Abstract Abnormal oxidative stress is an established feature of Alzheimer's disease, but clinical trials aiming to reduce oxidative stress have not yet proven an effective therapy for dementia ...patients. The purpose of this review is to systematically analyze available data describing markers of oxidative stress and antioxidants in blood from subjects with Alzheimer's disease or those with mild cognitive impairment to highlight potential interactions between peripheral redox changes and central nervous system pathology and contribute to the design of future clinical study. PubMed, SCOPUS and Web of Science were systematically queried to collect studies which have evaluated markers of oxidative stress, levels of antioxidants, copper, transferrin and ceruloplasmin levels in blood from subjects with Alzheimer's disease and matched controls.

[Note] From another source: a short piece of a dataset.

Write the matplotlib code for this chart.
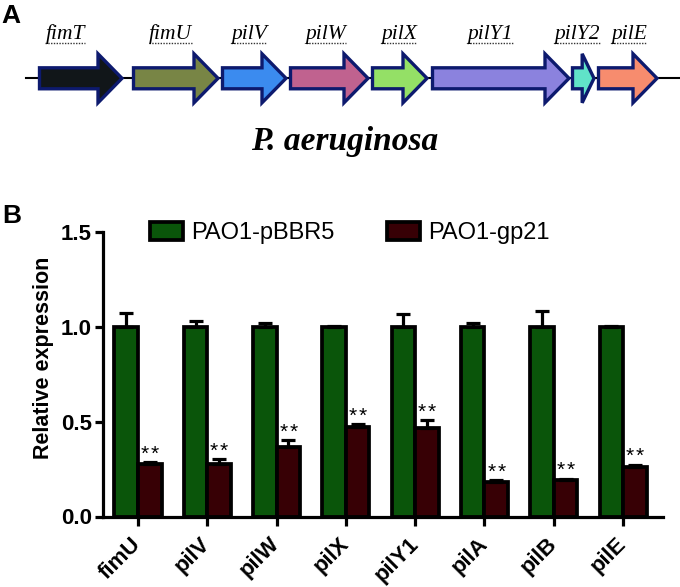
import matplotlib
matplotlib.use("Agg")
import matplotlib.pyplot as plt
from matplotlib.patches import FancyArrow
import numpy as np

plt.rcParams['font.family'] = ['Liberation Sans', 'DejaVu Sans']

# panel A: gene cluster (pixel coordinates of the figure)
genes = ["fimT", "fimU", "pilV", "pilW", "pilX", "pilY1", "pilY2", "pilE"]
gene_start = [38, 132, 221, 289, 371, 431, 571, 597]
gene_end = [124, 220, 288, 370, 429, 571, 596, 659]
gene_colors = ["#111619", "#788545", "#3b8bef", "#c0628f", "#94e066",
               "#8b82de", "#60e3c8", "#f78c6e"]
label_x = [65, 170, 249, 326, 399, 490, 577, 629]

# panel B: qPCR
targets = ["fimU", "pilV", "pilW", "pilX", "pilY1", "pilA", "pilB", "pilE"]
ctrl = [1.0, 1.0, 1.0, 1.0, 1.0, 1.0, 1.0, 1.0]
ctrl_err = [0.075, 0.03, 0.02, 0.005, 0.07, 0.02, 0.085, 0.005]
gp21 = [0.279, 0.275, 0.366, 0.473, 0.465, 0.182, 0.19, 0.262]
gp21_err = [0.01, 0.03, 0.035, 0.015, 0.045, 0.008, 0.01, 0.012]

green = "#0a550a"
maroon = "#370005"
navy = "#0d1a6e"

fig = plt.figure(figsize=(6.8, 5.87), dpi=100)

ax0 = fig.add_axes([0, 0, 1, 1])
ax0.set_xlim(0, 680)
ax0.set_ylim(587, 0)
ax0.axis('off')

ymid = 78.3
ax0.plot([26, 680], [ymid, ymid], color='black', lw=1.5, zorder=1)
for s, e, c in zip(gene_start, gene_end, gene_colors):
    length = (e - 2) - (s + 1.5)
    hl = min(24, 0.55 * length)
    arr = FancyArrow(s + 1.5, ymid, length, 0, width=21, head_width=49,
                     head_length=hl, length_includes_head=True,
                     fc=c, ec=navy, lw=2.4, joinstyle='miter', zorder=2)
    ax0.add_patch(arr)

labels = []
for name, lx in zip(genes, label_x):
    t = ax0.text(lx, 39, name, family=['Liberation Serif'], style='italic',
                 fontsize=15.5, ha='center', va='baseline')
    labels.append(t)

ax0.text(345, 150, "P. aeruginosa", family=['Liberation Serif'],
         style='italic', weight='bold', fontsize=24, ha='center', va='baseline')
ax0.text(1, 23, "A", weight='bold', fontsize=19, va='baseline')
ax0.text(2, 223, "B", weight='bold', fontsize=19, va='baseline')

# panel B axes
ax = fig.add_axes([103 / 680, 1 - 516.5 / 587, 560 / 680, 284.5 / 587])
x = np.arange(len(targets))
w = 0.34
ekw = dict(elinewidth=2.3, capsize=4.7, capthick=2.3, ecolor='black')
ax.bar(x - w / 2, ctrl, w, color=green, edgecolor='black', lw=2.7,
       yerr=[np.zeros(len(ctrl)), ctrl_err], error_kw=ekw, label="PAO1-pBBR5")
ax.bar(x + w / 2, gp21, w, color=maroon, edgecolor='black', lw=2.7,
       yerr=[np.zeros(len(gp21)), gp21_err], error_kw=ekw, label="PAO1-gp21")

for xi, v, e in zip(x, gp21, gp21_err):
    for dx in (-3.6, 3.6):
        ax.annotate("*", (xi + w / 2, v + e + 0.012), xytext=(dx, 0),
                    textcoords='offset points', ha='center', va='baseline',
                    fontsize=15)

ax.set_xlim(-0.505, 7.576)
ax.set_ylim(0, 1.5)
ax.set_yticks([0, 0.5, 1.0, 1.5])
ax.set_yticklabels(["0.0", "0.5", "1.0", "1.5"], fontsize=16, weight='bold')
ax.set_xticks(x)
ax.set_xticklabels(targets, fontsize=16, weight='bold', rotation=45,
                   ha='right', va='center', rotation_mode='anchor')
ax.tick_params(axis='x', length=6.5, width=2.3, pad=11)
ax.tick_params(axis='y', length=6, width=2.3, pad=2)
for sp in ['top', 'right']:
    ax.spines[sp].set_visible(False)
for sp in ['left', 'bottom']:
    ax.spines[sp].set_linewidth(2.3)
ax.set_ylabel("Relative expression", fontsize=15.5, weight='bold')
ax.yaxis.set_label_coords(-0.087, 0.557)

ax.legend(loc='center left', bbox_to_anchor=(150 / 680, 1 - 233 / 587),
          bbox_transform=fig.transFigure, ncol=2, frameon=False,
          fontsize=17, handlelength=1.4, handleheight=0.8,
          handletextpad=0.35, columnspacing=2.2, borderpad=0,
          borderaxespad=0)

# dotted underline under gene names
fig.canvas.draw()
inv = ax0.transData.inverted()
for t in labels:
    bb = t.get_window_extent()
    (x0, _), (x1, _) = inv.transform([[bb.x0, bb.y0], [bb.x1, bb.y0]])
    ax0.plot([x0, x1], [43, 43], color='#333333', lw=1, ls=(0, (1, 1)))

fig.savefig("out.png", dpi=100)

After application of quality measures, results were aggregated in a random effects analysis. We found that markers of lipid peroxidation are elevated in blood in Alzheimer's disease and in mild cognitive impairment, copper metabolism is dysregulated and total antioxidant capacity is decreased. While surprisingly none of the major antioxidative enzymes are significantly decreased, non-enzymatic antioxidants in blood (particularly uric acid, vitamins A, E and C, α- and β-carotene) are significantly decreased. There is significant oxidative damage in peripheral blood early in the process of neurodegeneration. We propose that clinical studies assessing cognitive outcomes after antioxidant therapy tailor interventions to individual patients' deficiencies and confirm an improvement in an appropriate serological marker of oxidative stress. This strategy may be most effectively applied in a clinical trial of primary prevention.